Seidel was educated at the universities of Munich and Munster, and had a spell in the army as an ordinary soldier which ended with his being taken prisoner. It was not until 1947 that he was released from the POW camp in Yorkshire. He then became a reader first with the Piper-Verlag and subsequently with Suhrkamp, the leading Frankfurt publishing house founded by his uncle Peter Suhrkamp.

It was during this immediate post-war period that he persuaded his uncle to exhibit some of the Suhrkamp volumes at a Frankfurt fair for stationery equipment. Soon other publishers followed and this venture turned out to be the birth of the Frankfurt Book Fair. With Heinrich Boll and other leading writers, he was also one of the founding members of the 'Gruppe 47', established after the war to find a new basis for the emergence of German postwar literature.

In 1962 he was elected into the Freie Akademie der Kunste and in 1970 became a member of PEN. As a journalist he was in the unusual position of having been the recipient of the prestigious Theodor-Wolff-Prize for outstanding contributions to journalism on two occasions, in 1967 and 1973.

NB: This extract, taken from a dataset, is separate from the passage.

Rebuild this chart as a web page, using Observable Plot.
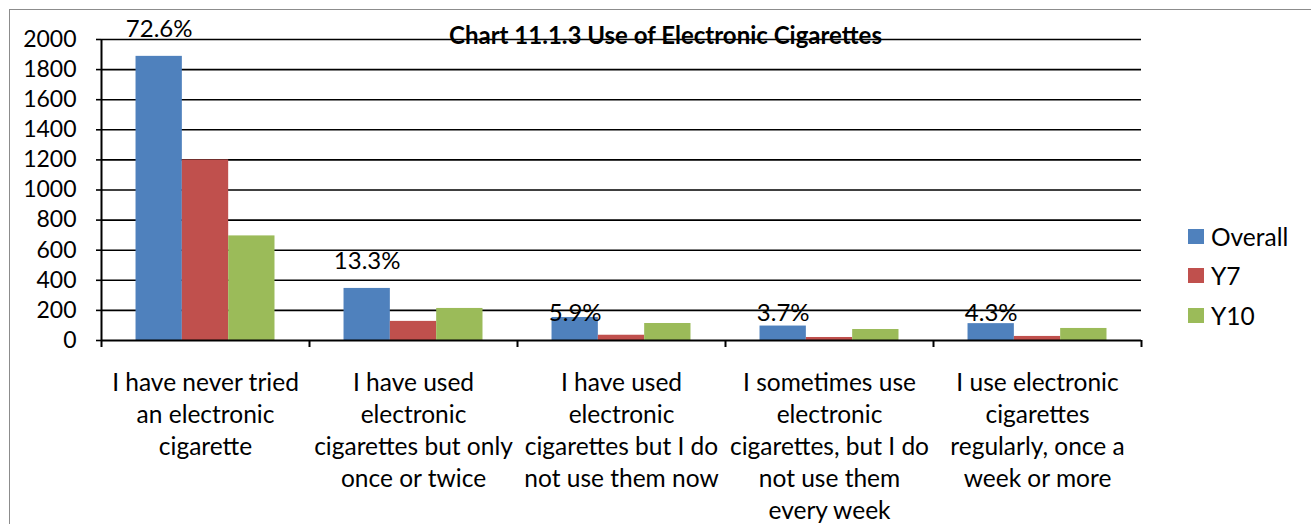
<!DOCTYPE html>
<html><head><meta charset="utf-8">
<script src="https://cdn.jsdelivr.net/npm/d3@7"></script>
<script src="https://cdn.jsdelivr.net/npm/@observablehq/plot@0.6"></script>
<style>
html,body{margin:0;padding:0;background:#fff;overflow:hidden;}
#wrap{position:relative;width:1311px;height:524px;overflow:hidden;font-family:Lato,sans-serif;}
#border{position:absolute;left:9px;top:9px;width:1400px;height:700px;border:1.5px solid #8c8c8c;box-sizing:border-box;}
#chart{position:absolute;left:0;top:0;}
.lg{position:absolute;left:1188px;display:flex;align-items:center;font-size:24.5px;color:#000;height:16px;}
.lg span.sw{display:inline-block;width:16px;height:15px;margin-right:7px;}
</style>
</head><body>
<div id="wrap"><div id="border"></div><div id="chart"></div></div>
<script>
const title = "Chart 11.1.3 Use of Electronic Cigarettes";
const categories = [
  "I have never tried\nan electronic\ncigarette",
  "I have used\nelectronic\ncigarettes but only\nonce or twice",
  "I have used\nelectronic\ncigarettes but I do\nnot use them now",
  "I sometimes use\nelectronic\ncigarettes, but I do\nnot use them\nevery week",
  "I use electronic\ncigarettes\nregularly, once a\nweek or more"
];
const series = ["Overall", "Y7", "Y10"];
const colors = ["#4F81BD", "#C0504D", "#9BBB59"];
const overall = [1888, 346, 153, 96, 112];
const y7 = [1200, 127, 35, 20, 27];
const y10 = [695, 213, 113, 73, 80];
const percentLabels = ["72.6%", "13.3%", "5.9%", "3.7%", "4.3%"];
const yTicks = [0, 200, 400, 600, 800, 1000, 1200, 1400, 1600, 1800, 2000];
const boundaries = [0, 1, 2, 3, 4, 5];

const values = [overall, y7, y10];
const rows = [];
categories.forEach((c, i) => series.forEach((s, k) => rows.push({i, k, series: s, value: values[k][i]})));

const off = 0.166, w = 0.2227; // group offset and bar width within each category band

const chart = Plot.plot({
  width: 1311, height: 524,
  marginLeft: 101, marginRight: 170, marginTop: 39, marginBottom: 184,
  style: {fontFamily: "Lato, sans-serif", fontSize: "23px", color: "#000", background: "transparent"},
  x: {domain: [0, 5], axis: null},
  y: {domain: [0, 2000], axis: null},
  color: {domain: series, range: colors},
  marks: [
    Plot.ruleY(yTicks.slice(1), {stroke: "#000", strokeWidth: 1.6}),
    Plot.rectY(rows, {x1: d => d.i + off + d.k * w, x2: d => d.i + off + (d.k + 1) * w, y: "value", fill: "series"}),
    Plot.ruleY([0], {stroke: "#000", strokeWidth: 2}),
    Plot.ruleX([0], {y1: 0, y2: 2000, stroke: "#000", strokeWidth: 2}),
    Plot.axisX({ticks: boundaries, tickSize: 7, tickFormat: () => "", stroke: "#000", strokeWidth: 2, label: null}),
    Plot.axisY({ticks: yTicks, tickSize: 5, tickPadding: 20, tickFormat: d => String(d), fontSize: 23, stroke: "#000", strokeWidth: 1.6, label: null}),
    Plot.text(categories, {x: (d, i) => i + 0.5, y: 0, dy: 28, lineAnchor: "top", lineHeight: 1.306, fontSize: 24.5, fill: "#000"}),
    Plot.text(percentLabels, {x: (d, i) => i + off + w / 2, y: (d, i) => overall[i] > 300 ? overall[i] : 0, dy: -27, fontSize: 24, fill: "#000"}),
    Plot.text([title], {frameAnchor: "top", lineAnchor: "middle", dx: 44, dy: -3, fontSize: 24, fontWeight: "bold", fill: "#000"})
  ]
});
document.getElementById("chart").appendChild(chart);

const wrap = document.getElementById("wrap");
series.forEach((s, k) => {
  const d = document.createElement("div");
  d.className = "lg";
  d.style.top = (228 + k * 39.5) + "px";
  d.innerHTML = `<span class="sw" style="background:${colors[k]}"></span><span>${s}</span>`;
  wrap.appendChild(d);
});
</script>
</body></html>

Georg Seidel loved the English countryside, where he lived most of the time. It was there where, the gourmet and cook, he and his wife (the actress Ursula Liederwald, to whom he was utterly devoted) entertained their friends and colleagues in great style.

He had tremendous charm and appeal which served him well during his many television appearances, but was a reserved man of genuine modesty despite his manifold achievements. A friend of greater warmth, reliability and dedication would be impossible to find.